Poor Guyanese feeling squeeze from drying up of remittances

One in every ten people around the globe is directly associated with remittances. The U.S. is the largest remittance source country that witnesses outflow of $42 billion annually. Among the various regions of the world, Latin America has the largest and fastest growing remittance flow.

It received approximately 40% of remittances sent to developing countries. In fact, the remittance to Latin America exceeds the foreign investment and development aid.

The economy of Latin America depends largely on the remittances flow. The rapid increase in Latin America is gradually slowing with more Latin American immigrants adopting U.S. society and thus sending less money home.
The migrants who are earning in foreign locations remit on average 12.6 times a year. The average remit amount is in the range of US$150 to US$250 every time. These remittances are used by family, friends or relatives in the home country for their daily expenses. These remittances make up to 10% of their household income. A quarter of remitters usually send money they earned home first, prior to paying their own bills. The remittance rates have shown good growth in spite of a downfall in the U.S. economy.
The developing world was estimated to receive US$414 billion in migrant remittances in 2013, an increase of 6.3 percent over the previous year. This is projected to rise to US$540 billion by 2016.
Globally, the world’s 232 million international migrants are expected to remit earnings worth US$550 billion this year, and over US$700 billion by 2016, says the latest issue of the World Bank’s Migration and Development Brief. (Source: World Bank).
These statistics and information clearly show the important role remittances are playing in the lives of people of the Third World, particularly the poorer sections of society.
Our country, Guyana, is part of that remittances scenario as we have a large diaspora population, especially in North America, who send home a sizeable amount of cash for relatives on an annual basis.
However, it seems as if this ‘much anticipated’ source of income is now drying up significantly because there have been increasing reports, particularly regarding remittances, of the impacts resulting from the warning by the Caribbean Financial Action Task Force (CFATF) after Guyana missed the given deadline for the passage of the Anti-Money Laundering/Countering the Financing of Terrorism (AML/CFT) Bill.
CFATF at its plenary meeting in November 2013 warned its members to “consider implementing counter measures to their financial systems from the ongoing money laundering and terrorist financing risks” emanating from Guyana.
The latest case was published in this newspaper yesterday, where we reported on the increased burden of receiving money sent from overseas.

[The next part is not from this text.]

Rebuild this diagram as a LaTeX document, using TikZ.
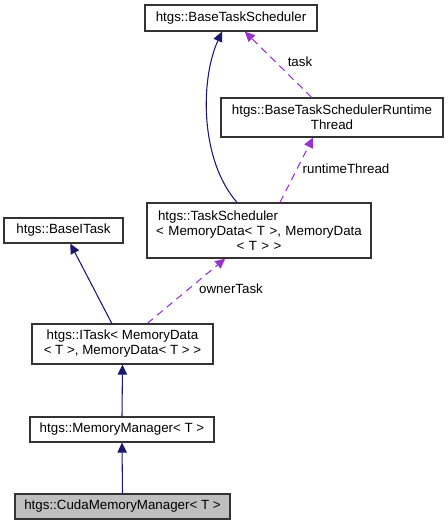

One Guyanese, who requested anonymity, told this newspaper that one of the local money agency had to call their United States office to have the money released, before he could get it.
“My sister had to convince them that she was sending money to her brother and before I could get the money, only US$100, there was a long process of verifying,” he told the Chronicle.
When contacted by this newspaper, the consensus from two major money transfer companies in Guyana, Western Union and Money Gram, was that additional verifications are needed, in the absence of the updated AML/CFT legislation.
A senior official from Western Union’s head office in Jamaica was unavailable for comment on the step-by-step procedure being currently used.
A supervisor with MoneyGram, Darshanie Persaud, with the Neal and Massy Services Limited (NMSL), the financial services arm of the Neal and Massy Guyana Group of Companies, however, confirmed the challenges with the new procedure.
She explained that some transfers are placed on hold until the office in the sender’s country can convey additional confirmations to allow the money’s release.
“Sometimes we need a copy of the sender’s passport or identification card and once we clear confirmation in the sender’s country we release the money,” Persaud said.
When spokespersons from the government warned about the adverse effects of the non-passage of the AML/CFT Bill, the parliamentary political Opposition dismissed it as being an exaggeration and accused the government of rattling up panic to defend their irresponsible and anti-national position of not allowing the legislation to pass to meet the required deadline.
Well the bite is now being felt and poor people will suffer. The Opposition should now tell the nation of how happy they are with respect to poor people not being able to receive remittances because they blatantly refused to support the AML/CFT Bill.
But the Guyanese people should be clear as to whether the parliamentary political Opposition is working in their interests and that of the country, or are they working towards furthering their narrow and selfish political agenda.
In the meantime, remittances from abroad are ‘drying up’.